Montrose station, and the corresponding Montrose Avenue, are both named after James Graham, 1st Marquess of Montrose, a Scottish nobleman.

Montrose Station opened in 1907 as part of the Northwestern Elevated Railroad's Ravenswood line. In CTA's skip-stop service on the Brown Line, instituted in 1949, Montrose was originally an "AB" station, but it was changed to "B" station in 1973, and remained that way until the CTA discontinued skip-stop service in 1995.

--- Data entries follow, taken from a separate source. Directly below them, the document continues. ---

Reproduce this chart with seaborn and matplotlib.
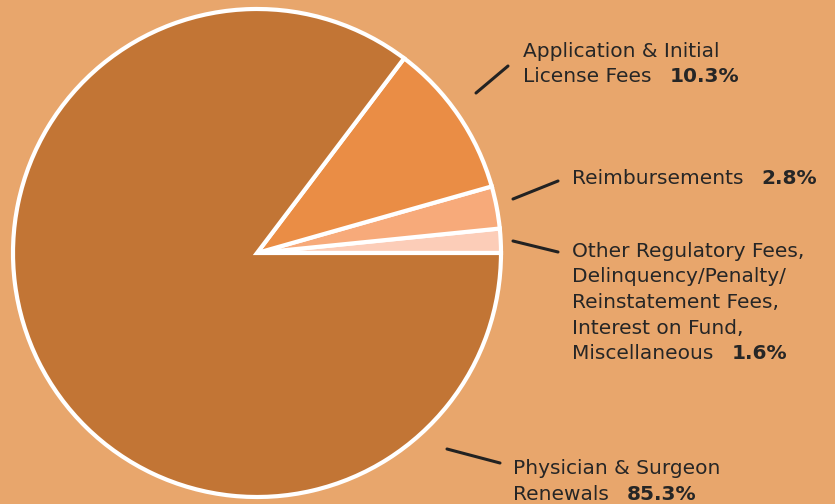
import matplotlib
matplotlib.use("Agg")
import matplotlib.pyplot as plt
import seaborn as sns
import numpy as np

# Data
categories = ["Other Regulatory Fees", "Reimbursements", "Application & Initial License Fees",
              "Physician & Surgeon Renewals"]
values = [1.6, 2.8, 10.3, 85.3]
label_lines = [
    ["Other Regulatory Fees,", "Delinquency/Penalty/", "Reinstatement Fees,",
     "Interest on Fund,", "Miscellaneous"],
    ["Reimbursements"],
    ["Application & Initial", "License Fees"],
    ["Physician & Surgeon", "Renewals"],
]
pct_labels = ["1.6%", "2.8%", "10.3%", "85.3%"]

BG = "#E8A66C"
slice_colors = ["#FCCDB8", "#F7AA7A", "#EA8D45", "#C27535"]

sns.set_theme(style="white", rc={"figure.facecolor": BG, "axes.facecolor": BG})
plt.rcParams["font.family"] = ["DejaVu Sans"]

W, H = 835, 504
fig = plt.figure(figsize=(W / 100, H / 100), dpi=100)
fig.patch.set_facecolor(BG)

cx, cy, R = 257, 253, 244
ax = fig.add_axes([(cx - R) / W, (H - cy - R) / H, 2 * R / W, 2 * R / H])
ax.set_facecolor(BG)
wedges, _ = ax.pie(values, colors=slice_colors, startangle=0, counterclock=True,
                   radius=1.0,
                   wedgeprops=dict(edgecolor="white", linewidth=3, joinstyle="miter"))
ax.set_xlim(-1.0, 1.0)
ax.set_ylim(-1.0, 1.0)
ax.set_aspect("equal")
ax.axis("off")
for w in wedges:
    w.set_clip_on(False)

# layout of labels (pixel coords, y from top)
text_x = [572, 572, 523, 513]
first_baseline = [257, 184, 57, 474]
line_step = 25.5
leader_start = [(513, 241), (513, 199), (476, 93), (447, 449)]
leader_end = [(558, 252), (558, 181), (508, 66), (500, 463)]

FS = 14.5
TXT = "#262626"

def fx(px):
    return px / W

def fy(py):
    return (H - py) / H

fig.canvas.draw()
renderer = fig.canvas.get_renderer()
for i in range(len(values)):
    lines = label_lines[i]
    for j, line in enumerate(lines):
        y = first_baseline[i] + j * line_step
        t = fig.text(fx(text_x[i]), fy(y), line, fontsize=FS, color=TXT,
                     va="baseline", ha="left")
        if j == len(lines) - 1:
            bb = t.get_window_extent(renderer=renderer)
            fig.text((bb.x1 + 18) / W, fy(y), pct_labels[i], fontsize=FS,
                     color=TXT, fontweight="bold", va="baseline", ha="left")
    (x0, y0), (x1, y1) = leader_start[i], leader_end[i]
    fig.add_artist(plt.Line2D([fx(x0), fx(x1)], [fy(y0), fy(y1)],
                              color="#222222", lw=2.2, transform=fig.transFigure))

fig.savefig("out.png", dpi=100, facecolor=BG)
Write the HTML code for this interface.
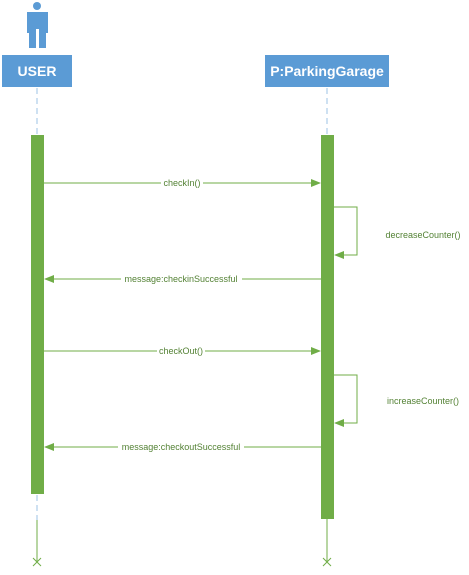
<!DOCTYPE html>
<html><head><meta charset="utf-8"><style>body{margin:0;background:#fff}</style></head><body>
<svg width="469" height="570" xmlns="http://www.w3.org/2000/svg" font-family="Liberation Sans, sans-serif">
<defs><marker id="a" markerWidth="10" markerHeight="10" refX="9" refY="4" orient="auto" markerUnits="userSpaceOnUse"><path d="M0,0 L10,4 L0,8 z" fill="#70ad47"/></marker></defs>
<!-- person -->
<circle cx="37" cy="6" r="4" fill="#5b9bd5"/>
<path d="M27,12 H48 V33 H46 V48 H39 V29 H36 V48 H29 V33 H27 z" fill="#5b9bd5"/>
<rect x="2" y="55" width="70" height="32" fill="#5b9bd5"/>
<text x="37" y="76" fill="#fff" font-size="14" font-weight="bold" text-anchor="middle">USER</text>
<rect x="265" y="55" width="124" height="32" fill="#5b9bd5"/>
<text x="327" y="76" fill="#fff" font-size="14" font-weight="bold" text-anchor="middle">P:ParkingGarage</text>
<g stroke="#9dc3e6" stroke-width="1" stroke-dasharray="6,4">
<line x1="37" y1="88" x2="37" y2="134"/><line x1="327" y1="88" x2="327" y2="134"/><line x1="37" y1="495" x2="37" y2="520"/></g>
<g stroke="#70ad47" stroke-width="1" fill="none">
<line x1="37" y1="520" x2="37" y2="562"/><line x1="327" y1="519" x2="327" y2="562"/>
<path d="M33,558 l8,8 M41,558 l-8,8 M323,558 l8,8 M331,558 l-8,8"/>
</g>
<rect x="31" y="135" width="13" height="359" fill="#70ad47"/>
<rect x="321" y="135" width="13" height="384" fill="#70ad47"/>
<g stroke="#70ad47" stroke-width="1" fill="none" marker-end="url(#a)">
<line x1="44" y1="183" x2="320" y2="183"/>
<path d="M334,207 H357 V255 H335"/>
<line x1="321" y1="279" x2="45" y2="279"/>
<line x1="44" y1="351" x2="320" y2="351"/>
<path d="M334,375 H357 V423 H335"/>
<line x1="321" y1="447" x2="45" y2="447"/>
</g>
<g font-size="9" fill="#548235" text-anchor="middle">
<rect x="161" y="178" width="42" height="10" fill="#fff"/><text x="182" y="186">checkIn()</text>
<rect x="121" y="274" width="121" height="10" fill="#fff"/><text x="181" y="282">message:checkinSuccessful</text>
<rect x="157" y="346" width="48" height="10" fill="#fff"/><text x="181" y="354">checkOut()</text>
<rect x="118" y="442" width="126" height="10" fill="#fff"/><text x="181" y="450">message:checkoutSuccessful</text>
<text x="423" y="238">decreaseCounter()</text>
<text x="423" y="404">increaseCounter()</text>
</g>
</svg>
</body></html>
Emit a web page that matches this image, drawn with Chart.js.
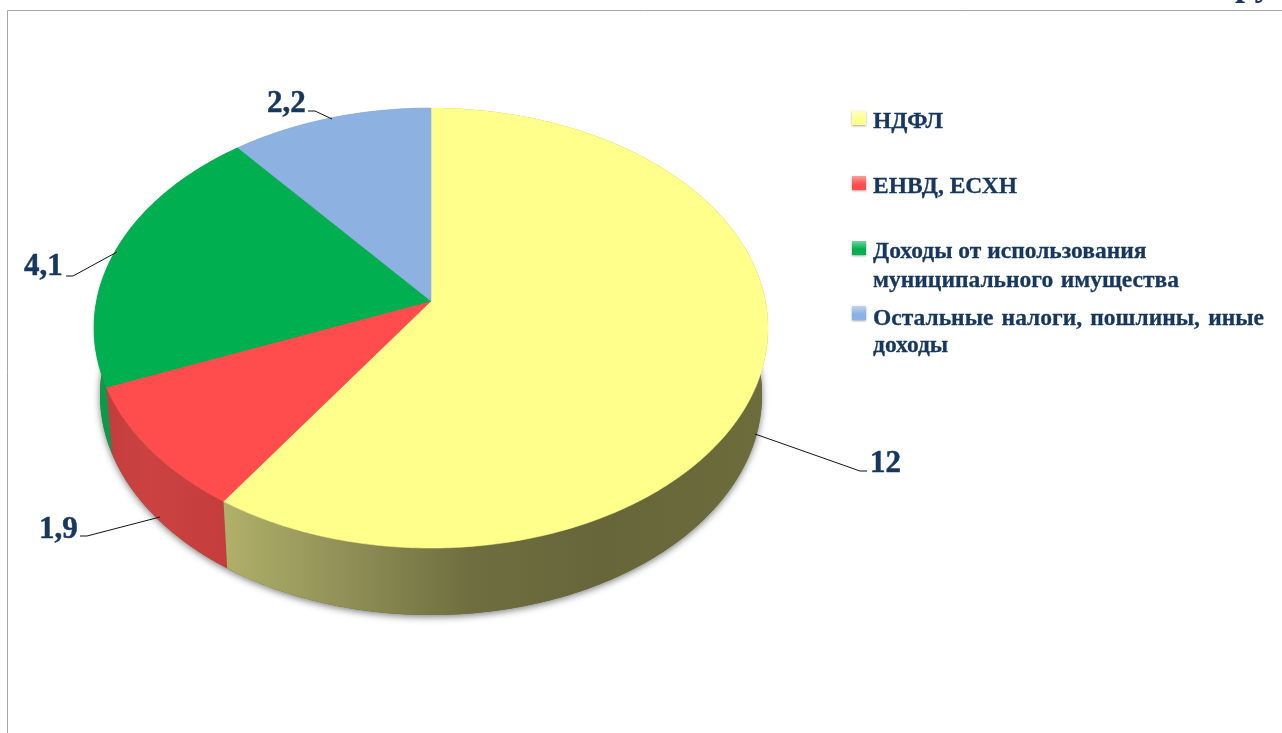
<!DOCTYPE html>
<html lang="ru">
<head>
<meta charset="utf-8">
<title>Доходы</title>
<script src="https://cdn.jsdelivr.net/npm/chart.js@4/dist/chart.umd.min.js"></script>
<style>
html,body{margin:0;padding:0;background:#fff;overflow:hidden}
canvas{display:block}
</style>
</head>
<body>
<canvas id="c" width="1282" height="733" style="width:1282px;height:733px"></canvas>
<script>
const categories = ['НДФЛ', 'ЕНВД, ЕСХН', 'Доходы от использования муниципального имущества', 'Остальные налоги, пошлины, иные доходы'];
const values = [12, 1.9, 4.1, 2.2];
const topColors = ['#FFFF8C', '#FF4D4D', '#00B050', '#8DB1E1'];
const legendLines = [['НДФЛ'], ['ЕНВД, ЕСХН'], ['Доходы от использования', 'муниципального имущества'], ['Остальные налоги, пошлины, иные', 'доходы']];

const TEXT = '#17375E';
const FONT = '"Liberation Serif"';
const P = 0.1227;

// projective rim point: angle measured clockwise from 12 o'clock
function rim(theta, g) {
  const X = Math.sin(theta), Y = -Math.cos(theta), w = 1 - P * Y;
  return [g.cx + g.R * X / w, g.cy + g.S * Y / w];
}
const topFace = {cx: 431, cy: 301, R: 334.5, S: 216.7};
const botFace = {cx: 431, cy: 368, R: 328.5, S: 216.7};

function wallGradient(ctx, i) {
  const g = ctx.createLinearGradient(0, 0, 1282, 0);
  const stops = [
    [[225,'#B0B068'],[330,'#94945A'],[470,'#6E6E40'],[600,'#66663A'],[770,'#6C6C3C']],
    [[100,'#C23C3C'],[150,'#CC4242'],[230,'#C43C3C']],
    [[90,'#0A9A4C'],[130,'#0A9A4C']],
    [[200,'#6E8CB4'],[430,'#6E8CB4']]
  ][i];
  stops.forEach(s => g.addColorStop(s[0] / 1282, s[1]));
  return g;
}

function trace(ctx, a, b, g, first) {
  const n = Math.max(2, Math.ceil(Math.abs(b - a) / 0.01));
  for (let k = 0; k <= n; k++) {
    const p = rim(a + (b - a) * k / n, g);
    if (k === 0 && first) ctx.moveTo(p[0], p[1]); else ctx.lineTo(p[0], p[1]);
  }
}

const leaders = [
  {pts: [[755,434],[860,471],[867,471]], tx: 870, ty: 472},
  {pts: [[160,517],[87,536],[80,536]], tx: 39, ty: 538},
  {pts: [[117,252],[73,276],[66,276]], tx: 24, ty: 275},
  {pts: [[332,119],[315,111],[308,111]], tx: 267, ty: 112}
];
const legendY = [118, 183, 248, 313];
const lineY = [[128], [193], [258, 287], [325, 352]];
const lineJustify = [[0], [0], [0, 306], [391, 0]];

const projectedPie = {
  id: 'projectedPie',
  beforeDatasetsDraw(chart) {
    const ctx = chart.ctx;
    const arcs = chart.getDatasetMeta(0).data;
    const ang = arcs.map(a => [a.startAngle + Math.PI / 2, a.endAngle + Math.PI / 2]);

    // frame
    ctx.save();
    ctx.strokeStyle = '#A6A6A6';
    ctx.lineWidth = 1;
    ctx.beginPath();
    ctx.moveTo(7.5, 733); ctx.lineTo(7.5, 10.5); ctx.lineTo(1282, 10.5);
    ctx.stroke();
    ctx.restore();

    // clipped heading fragment at the top edge
    ctx.save();
    ctx.fillStyle = TEXT;
    ctx.font = 'bold 36px ' + FONT;
    ctx.textBaseline = 'alphabetic';
    ctx.fillText('ру', 1235, -5.5);
    ctx.restore();

    // soft shadow cast by the lower rim
    ctx.save();
    ctx.shadowColor = 'rgba(0,0,0,0.5)';
    ctx.shadowBlur = 7;
    ctx.shadowOffsetY = 2;
    ctx.beginPath();
    trace(ctx, 0, Math.PI * 2, botFace, true);
    ctx.closePath();
    ctx.fillStyle = '#66663A';
    ctx.fill();
    ctx.restore();

    // side walls
    [3, 2, 1, 0].forEach(i => {
      ctx.beginPath();
      trace(ctx, ang[i][0], ang[i][1], topFace, true);
      trace(ctx, ang[i][1], ang[i][0], botFace, false);
      ctx.closePath();
      ctx.fillStyle = wallGradient(ctx, i);
      ctx.fill();
    });

    // top faces
    arcs.forEach((a, i) => {
      ctx.beginPath();
      ctx.moveTo(topFace.cx, topFace.cy);
      trace(ctx, ang[i][0], ang[i][1], topFace, false);
      ctx.closePath();
      ctx.fillStyle = a.options.backgroundColor;
      ctx.fill();
      ctx.strokeStyle = a.options.backgroundColor;
      ctx.lineWidth = 0.6;
      ctx.stroke();
    });
    return false;
  },
  afterDraw(chart) {
    const ctx = chart.ctx;
    const vals = chart.data.datasets[0].data;

    // leaders and value labels
    ctx.save();
    leaders.forEach((l, i) => {
      ctx.strokeStyle = '#111';
      ctx.lineWidth = 1;
      ctx.beginPath();
      l.pts.forEach((p, k) => k ? ctx.lineTo(p[0], p[1]) : ctx.moveTo(p[0], p[1]));
      ctx.stroke();
      ctx.fillStyle = TEXT;
      ctx.strokeStyle = TEXT;
      ctx.lineWidth = 0.5;
      ctx.font = 'bold 31px ' + FONT;
      ctx.textAlign = 'left';
      ctx.textBaseline = 'alphabetic';
      const s = String(vals[i]).replace('.', ',');
      ctx.fillText(s, l.tx, l.ty);
      ctx.strokeText(s, l.tx, l.ty);
    });
    ctx.restore();

    // legend
    ctx.save();
    chart.data.labels.forEach((lab, i) => {
      const y = legendY[i];
      const c = chart.data.datasets[0].backgroundColor[i];
      ctx.save();
      ctx.shadowColor = 'rgba(0,0,0,0.35)';
      ctx.shadowBlur = 2;
      ctx.shadowOffsetY = 1;
      ctx.fillStyle = c;
      ctx.fillRect(852, y - 7, 14, 14);
      ctx.restore();
      const g = ctx.createLinearGradient(0, y - 7, 0, y + 1);
      g.addColorStop(0, 'rgba(255,255,255,0.45)');
      g.addColorStop(1, 'rgba(255,255,255,0)');
      ctx.fillStyle = g;
      ctx.fillRect(852, y - 7, 14, 14);

      ctx.fillStyle = TEXT;
      ctx.strokeStyle = TEXT;
      ctx.lineWidth = 0.3;
      ctx.font = 'bold 23.5px ' + FONT;
      ctx.textBaseline = 'alphabetic';
      legendLines[i].forEach((line, k) => {
        const target = lineJustify[i][k];
        const spaces = (line.match(/ /g) || []).length;
        ctx.wordSpacing = '0px';
        if (target && spaces) {
          const w = ctx.measureText(line).width;
          ctx.wordSpacing = ((target - w) / spaces) + 'px';
        }
        ctx.fillText(line, 873, lineY[i][k]);
        ctx.strokeText(line, 873, lineY[i][k]);
      });
      ctx.wordSpacing = '0px';
    });
    ctx.restore();
  }
};

new Chart(document.getElementById('c'), {
  type: 'pie',
  data: {
    labels: categories,
    datasets: [{data: values, backgroundColor: topColors, borderWidth: 0}]
  },
  options: {
    responsive: false,
    animation: false,
    plugins: {legend: {display: false}, tooltip: {enabled: false}}
  },
  plugins: [projectedPie]
});
</script>
</body>
</html>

In 2006, the CTA began the Brown Line Capacity Expansion Project, which involved the renovation and reconstruction of all Brown Line stations to allow eight car trains to run on the line and to ensure that all stations are accessible to passengers with disabilities. Montrose station closed between December 2, 2006, and November 26, 2007, and was completely rebuilt.

==Service==
Montrose is part of the CTA's Brown Line, which runs between Albany Park and downtown Chicago. It is the seventh inbound station and is situated between the Damen and Irving Park stations. Brown Line trains serve Montrose between 4:00 am and 1:30 am on weekdays and Saturdays, and between 6:30 am and 12:20 am on Sundays; trains operate roughly every 3 to 10 minutes during rush hour, with longer headways of up to 15 minutes at night. 880,862 passengers boarded at Montrose in 2014.